À 83 ans, ce grand penseur arrive d'une autre époque, et comme bien d'autres féministes, il y a longtemps que j'ai cessé de m'attendre à une sensibilité égalitaire dynamique de la part de la vaste majorité des hommes issus de ces temps anciens. (Vous vous rappelez la sortie de Lucien Bouchard au sujet des Québécoises qui ne font plus assez d'enfants?)

Jacques Parizeau veut bien faire, et je ne mets pas en doute ses convictions sur l'égalité. Mais quand l'ancien ministre des Finances de René Lévesque dit à Anne-Marie Dussault que le foulard islamique porté par les enseignantes, modèles premiers de la formation citoyenne, ce n'est qu'un détail dans une vaste et nécessaire réforme du système d'éducation, je trouve ça non seulement un peu myope, mais aussi carrément insultant.

«Je ne vois pas ce que le foulard islamique tout seul va régler comme problème», a déclaré l'ancien premier ministre.

Pardon?

Enlever le foulard des discussions, et il n'y en a plus de discussion. Tout le monde retourne regarder le hockey ou Occupation double.

C'est essentiellement de ça que les Québécois discutent depuis le début de tout ce projet lancé par la première ministre Pauline Marois. Et je dirais même depuis le début du débat sur les accommodements raisonnables.

???

M. Parizeau a raison quand il dit que ces discussions provoquent des manifestations d'intolérance absolument inacceptables.

Le Québec s'est bel et bien divisé, divisé en camps.

Il y a les intolérants qui se servent du féminisme et de la question de l'inégalité pour dissimuler leur xénophobie et se cachent derrière ces soi-disant préoccupations égalitaristes comme derrière un bouclier, pour l'exprimer sans honte.
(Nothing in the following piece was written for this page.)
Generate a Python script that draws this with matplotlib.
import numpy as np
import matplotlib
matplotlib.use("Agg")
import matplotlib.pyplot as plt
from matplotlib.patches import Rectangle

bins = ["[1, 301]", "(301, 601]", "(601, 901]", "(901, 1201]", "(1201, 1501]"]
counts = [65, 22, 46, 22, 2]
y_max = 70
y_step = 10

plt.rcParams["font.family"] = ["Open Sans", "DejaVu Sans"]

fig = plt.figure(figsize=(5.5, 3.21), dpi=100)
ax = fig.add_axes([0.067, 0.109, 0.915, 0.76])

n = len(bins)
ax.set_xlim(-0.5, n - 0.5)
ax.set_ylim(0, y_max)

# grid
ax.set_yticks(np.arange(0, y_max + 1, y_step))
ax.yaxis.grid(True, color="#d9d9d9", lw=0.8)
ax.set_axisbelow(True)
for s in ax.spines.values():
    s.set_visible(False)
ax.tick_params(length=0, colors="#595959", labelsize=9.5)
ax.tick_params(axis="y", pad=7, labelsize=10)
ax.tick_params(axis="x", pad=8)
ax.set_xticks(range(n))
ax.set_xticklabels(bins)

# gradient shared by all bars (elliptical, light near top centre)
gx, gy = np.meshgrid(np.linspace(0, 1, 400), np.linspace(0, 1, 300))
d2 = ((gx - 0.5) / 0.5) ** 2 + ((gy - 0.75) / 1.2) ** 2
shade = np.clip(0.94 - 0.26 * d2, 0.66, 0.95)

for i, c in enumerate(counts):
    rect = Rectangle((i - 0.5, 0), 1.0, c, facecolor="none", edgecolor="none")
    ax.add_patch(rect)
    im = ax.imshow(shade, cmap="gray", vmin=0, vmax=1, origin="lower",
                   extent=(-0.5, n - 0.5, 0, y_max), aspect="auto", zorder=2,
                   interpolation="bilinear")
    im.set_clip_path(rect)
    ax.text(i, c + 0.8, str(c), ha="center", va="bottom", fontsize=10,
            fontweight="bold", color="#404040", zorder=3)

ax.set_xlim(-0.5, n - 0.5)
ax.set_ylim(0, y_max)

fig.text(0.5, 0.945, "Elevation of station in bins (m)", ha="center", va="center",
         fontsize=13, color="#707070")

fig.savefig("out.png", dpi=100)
Il y a les heureux sexistes qui trouvent formidable de pouvoir brandir l'argument de la tolérance et de l'acceptation de l'autre comme porte-étendard de leur soi-disant ouverture d'esprit, panneau publicitaire assez large pour cacher leur refus ou une certaine paresse, le temps venu de poser des questions difficiles au sujet des inégalités hommes-femmes propagées, encouragées, valorisées activement par certaines religions.
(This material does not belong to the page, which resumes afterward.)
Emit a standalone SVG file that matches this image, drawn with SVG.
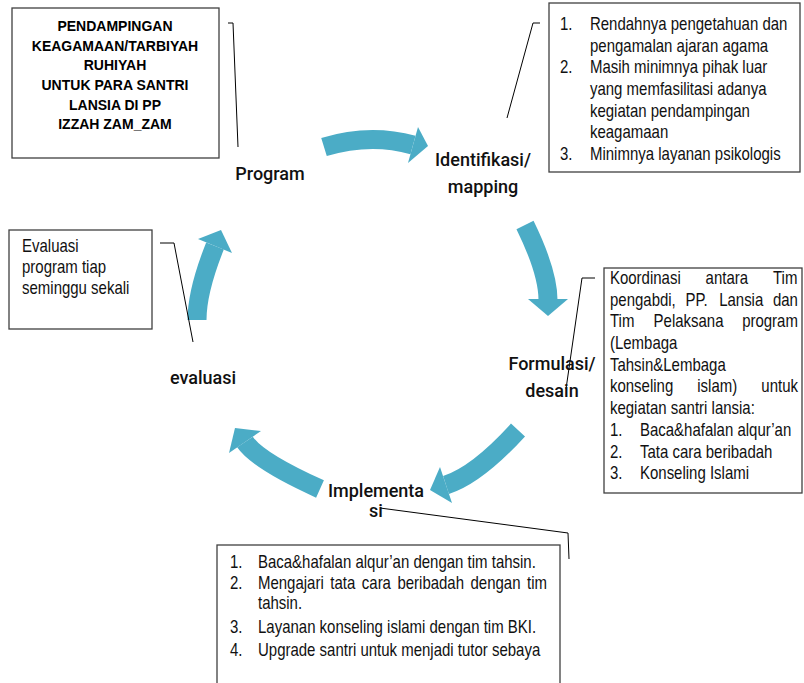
<svg xmlns="http://www.w3.org/2000/svg" width="804" height="683" viewBox="0 0 804 683">
<style>
.box{fill:#fff;stroke:#404040;stroke-width:1.3}
.t{font-family:"Liberation Sans",Arial,sans-serif;font-size:18px;fill:#111}
.tb{font-family:"Liberation Sans",Arial,sans-serif;font-size:14px;font-weight:bold;fill:#000;text-anchor:middle}
.lbl{font-family:Roboto,"Liberation Sans",sans-serif;font-size:18px;font-weight:500;fill:#111;text-anchor:middle}
.arr{fill:none;stroke:#4BACC6;stroke-width:19}
.head{fill:#4BACC6}
.con{fill:none;stroke:#000;stroke-width:1}
</style>
<rect width="804" height="683" fill="#fff"/>

<g id="arrows">
<path class="arr" d="M324,147 Q370,133 413,145"/>
<polygon class="head" points="418,127 408,163 428,146"/>
<path class="arr" d="M525,225 Q548,272 548,300"/>
<polygon class="head" points="528,299 568,299 548,316"/>
<path class="arr" d="M518,430 Q477,475 446,485"/>
<polygon class="head" points="452,503 440,467 430,490"/>
<path class="arr" d="M320,489 Q258,461 245,442"/>
<polygon class="head" points="261,431 229,453 235,428"/>
<path class="arr" d="M197,320 Q197,291 215,246"/>
<polygon class="head" points="198,239 232,253 221,230"/>
</g>

<g id="connectors">
<polyline class="con" points="228,23 233,23 238,147"/>
<polyline class="con" points="540,23 533,23 507,118"/>
<polyline class="con" points="595,278 582,278 566,389"/>
<polyline class="con" points="380,508 568,533 569,559"/>
<polyline class="con" points="160,243 174,243 193,342"/>
</g>

<g id="program-box">
<rect class="box" x="12" y="8" width="207" height="150"/>
<text class="tb" x="115" y="31">PENDAMPINGAN</text>
<text class="tb" x="115" y="50.7">KEAGAMAAN/TARBIYAH</text>
<text class="tb" x="115" y="70.4">RUHIYAH</text>
<text class="tb" x="115" y="90">UNTUK PARA SANTRI</text>
<text class="tb" x="115" y="109.7">LANSIA  DI PP</text>
<text class="tb" x="115" y="129.4">IZZAH ZAM_ZAM</text>
</g>

<g id="identifikasi-box">
<rect class="box" x="549" y="3" width="251" height="169"/>
<g transform="scale(0.8333,1)">
<text class="t" y="30"><tspan x="672">1.</tspan><tspan x="708">Rendahnya pengetahuan dan</tspan></text>
<text class="t" x="708" y="51.7">pengamalan ajaran agama</text>
<text class="t" y="73.3"><tspan x="672">2.</tspan><tspan x="708">Masih minimnya pihak luar</tspan></text>
<text class="t" x="708" y="95">yang memfasilitasi adanya</text>
<text class="t" x="708" y="116.7">kegiatan pendampingan</text>
<text class="t" x="708" y="138.3">keagamaan</text>
<text class="t" y="160"><tspan x="672">3.</tspan><tspan x="708">Minimnya layanan psikologis</tspan></text>
</g>
</g>

<g id="formulasi-box">
<rect class="box" x="604" y="268" width="198" height="225"/>
<g transform="scale(0.8333,1)">
<text class="t" y="284"><tspan x="732">Koordinasi</tspan><tspan x="846.8">antara</tspan><tspan x="927.6">Tim</tspan></text>
<text class="t" y="305.7"><tspan x="732">pengabdi,</tspan><tspan x="822.6">PP.</tspan><tspan x="863">Lansia</tspan><tspan x="927.6">dan</tspan></text>
<text class="t" y="327.4"><tspan x="732">Tim</tspan><tspan x="784.3">Pelaksana</tspan><tspan x="890.6">program</tspan></text>
<text class="t" x="732" y="349.1">(Lembaga</text>
<text class="t" x="732" y="370.8">Tahsin&amp;Lembaga</text>
<text class="t" y="392.5"><tspan x="732">konseling</tspan><tspan x="836.8">islam)</tspan><tspan x="913.6">untuk</tspan></text>
<text class="t" x="732" y="414.2">kegiatan santri lansia:</text>
<text class="t" y="435.9"><tspan x="732">1.</tspan><tspan x="768">Baca&amp;hafalan alqur’an</tspan></text>
<text class="t" y="457.6"><tspan x="732">2.</tspan><tspan x="768">Tata cara beribadah</tspan></text>
<text class="t" y="479.3"><tspan x="732">3.</tspan><tspan x="768">Konseling Islami</tspan></text>
</g>
</g>

<g id="implementasi-box">
<rect class="box" x="217" y="545" width="343" height="150"/>
<g transform="scale(0.8333,1)">
<text class="t" y="568"><tspan x="276">1.</tspan><tspan x="309.6">Baca&amp;hafalan alqur’an dengan tim tahsin.</tspan></text>
<text class="t" y="589"><tspan x="276">2.</tspan><tspan x="309.6">Mengajari</tspan><tspan x="396.4">tata</tspan><tspan x="434.2">cara</tspan><tspan x="476.9">beribadah</tspan><tspan x="564.6">dengan</tspan><tspan x="632.4">tim</tspan></text>
<text class="t" x="309.6" y="609.5">tahsin.</text>
<text class="t" y="633"><tspan x="276">3.</tspan><tspan x="309.6">Layanan konseling islami dengan tim BKI.</tspan></text>
<text class="t" y="656"><tspan x="276">4.</tspan><tspan x="309.6">Upgrade santri untuk menjadi tutor sebaya</tspan></text>
</g>
</g>

<g id="evaluasi-box">
<rect class="box" x="9" y="230" width="143" height="99"/>
<g transform="scale(0.8333,1)">
<text class="t" x="26.4" y="252">Evaluasi</text>
<text class="t" x="26.4" y="273">program tiap</text>
<text class="t" x="26.4" y="294">seminggu sekali</text>
</g>
</g>

<g id="labels">
<text id="program" class="lbl" x="270" y="180">Program</text>
<text id="identifikasi" class="lbl" x="483" y="166"><tspan x="483">Identifikasi/</tspan><tspan x="483" y="193">mapping</tspan></text>
<text id="formulasi" class="lbl" x="552" y="370"><tspan x="552">Formulasi/</tspan><tspan x="552" y="397">desain</tspan></text>
<text id="implementasi" class="lbl" x="376" y="497"><tspan x="376">Implementa</tspan><tspan x="376" y="517">si</tspan></text>
<text id="evaluasi" class="lbl" x="203" y="384">evaluasi</text>
</g>
</svg>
Entre tout cela, il y a les «entre-deux-chaises», des gens qui ressentent un malaise face au sexisme religieux, ont en même temps peur de passer pour des intolérants et sont préoccupés par le racisme dont ils sont témoins et qui, malgré tout, ne veulent surtout pas se mêler au débat, trop compliqué, trop délicat, trop risqué.

Et puis il y a ceux qui se prennent la tête pour démontrer qu'ils ne sont pas xénophobes mais préoccupés d'égalité et qui se font quand même traiter de xénophobes.

Il y a aussi les féministes musulmanes qui essaient de faire entendre leur message clé: «Le voile islamique est taché de sang, des femmes et des filles sont menacées de mort, tuées parce qu'elles refusent de le porter, c'est un symbole politique de soumission...»

Et puis il y a ceux pour qui il n'y a, sincèrement, réellement, authentiquement, qu'une cause qui compte dans la vie: la lutte contre l'intolérance envers les différences religieuses, culturelles ou raciales et qui mettent cette lutte devant toutes les autres préoccupations.

Et puis il y a les camps pro et anti-kippa... Mais non. Il n'y a aucun camp de rien du tout autour de la kippa ou du turban. Il n'y a pas de débat autour de cela. Il n'y a pas de débat parce qu'il n'y a pas de sens politique à ces symboles.

Le sujet des discussions politiques autour de la Charte, M. Parizeau, c'est un objet politique, c'est le foulard.

Et il est vrai que le Québec n'avait pas besoin de se déchirer là-dessus, mais c'est bien ce qui se passe.

Et aucune porte de sortie ne pourra être déverrouillée sans qu'on en parle de front.